In order to address the above problem, in power line carrier communications, for example, an error correcting technique has been proposed (Japanese Patent Laid-Open Publication No. H11-266190) utilizing a fact that a burst error, which is noise, occurs cyclically in synchronization with commercial power (see FIG. 15). A device disclosed in the above gazette includes, as shown in FIG. 16, a transmitter 102 having a power synchronous signal generator 106 for generating a power synchronous signal 105 from commercial power passing through a lamp line 104, a timing signal generating section 110 for generating a timing signal, which is obtained by dividing the power synchronous signal 105 into a plurality of signals, and a control section 111 for transmitting, based on the timing signal, the same information frame (packet) to the lamp line 104 a plurality of different times in order to prevent noise synchronized with the commercial power passing through the lamp line 104 from falling on the same location of the packet. Also, the device disclosed in the above gazette includes a receiver 103 having a storing section 112 for storing a plurality of information frames (packet) received via the lamp line 104, a determining section 113 for determining that an information frame (packet) is a correct signal from among the plurality of information frames, which are the same information frame transmitted the plurality of times, if the information frame includes the least bit error, and a control section 111 for controlling the storing section 112 and the determining section 113.

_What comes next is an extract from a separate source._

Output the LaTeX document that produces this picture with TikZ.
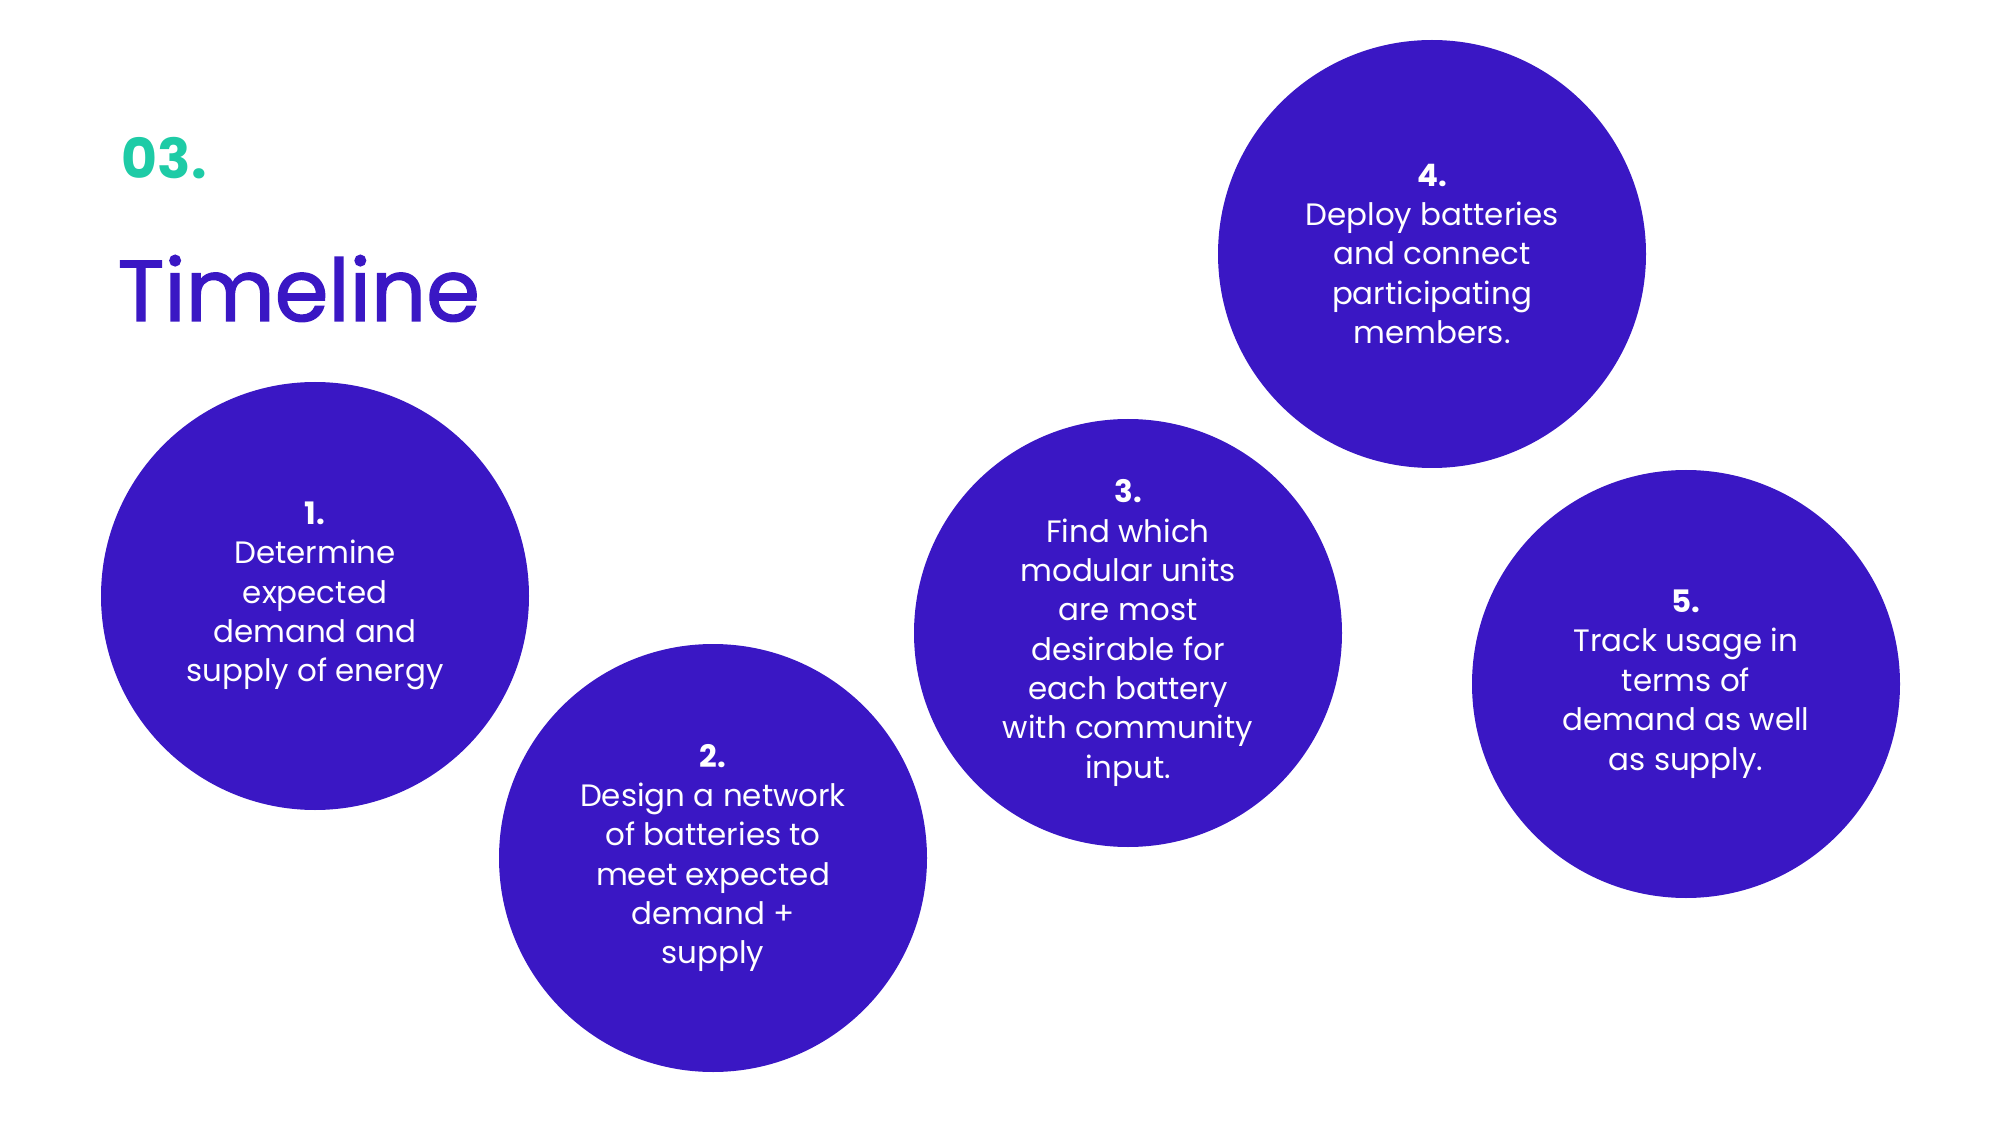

However, the device disclosed in the above gazette has the following problems.
First, the above device has to include the power synchronous signal generator 106 and the timing signal generating section 110 in order to detect a zero cross of power. Thus, the above two components make it difficult to reduce the size and cost of the device. Also, the above method of determining a cycle of a burst error by detecting a zero cross of the power is applied only to the power line carrier communications.

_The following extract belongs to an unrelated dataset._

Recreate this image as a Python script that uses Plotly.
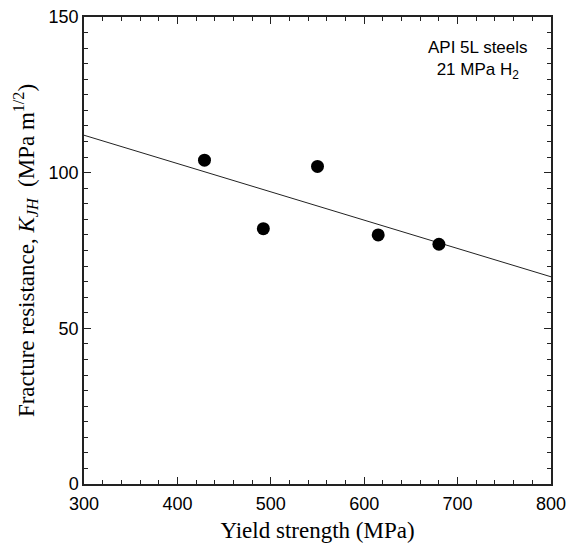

Second, there arises a problem by transmitting a plurality of frames (packets). In order to perform distributed control for a plurality of terminals, it is necessary to equally enable the respective terminals to perform transmission. Thus, it is preferable to lengthen a transmission time, to some extent, of each transmission, and cause a terminal to pause for some time after transmission. The Japanese Radio Law requires one transmission time and a pause time to be 200 ms, at the maximum, and 40 ms, respectively. Here, a half-cycle of 50 Hz takes 10 ms. Thus, in order to comply with the Japanese Radio Law, a pause time (40 ms) which is quadruple of the half cycle is required for each frame (packet) transmission. Also, in order to perform communications successfully even if a duration time of a burst error (noise) is increased, it is not sufficient to transmit a plurality of frames (packets) three times as exemplified in the above document. As a result, overhead caused by the increased pause time becomes so great that transmission efficiency is reduced and delay times are increased. Especially, in a case where a method of transmitting a plurality of frames (packets) is applied to device control, the increased delay times results in slow response. Thus, a system based on the method of transmitting a plurality of frames (packets) has no practical use.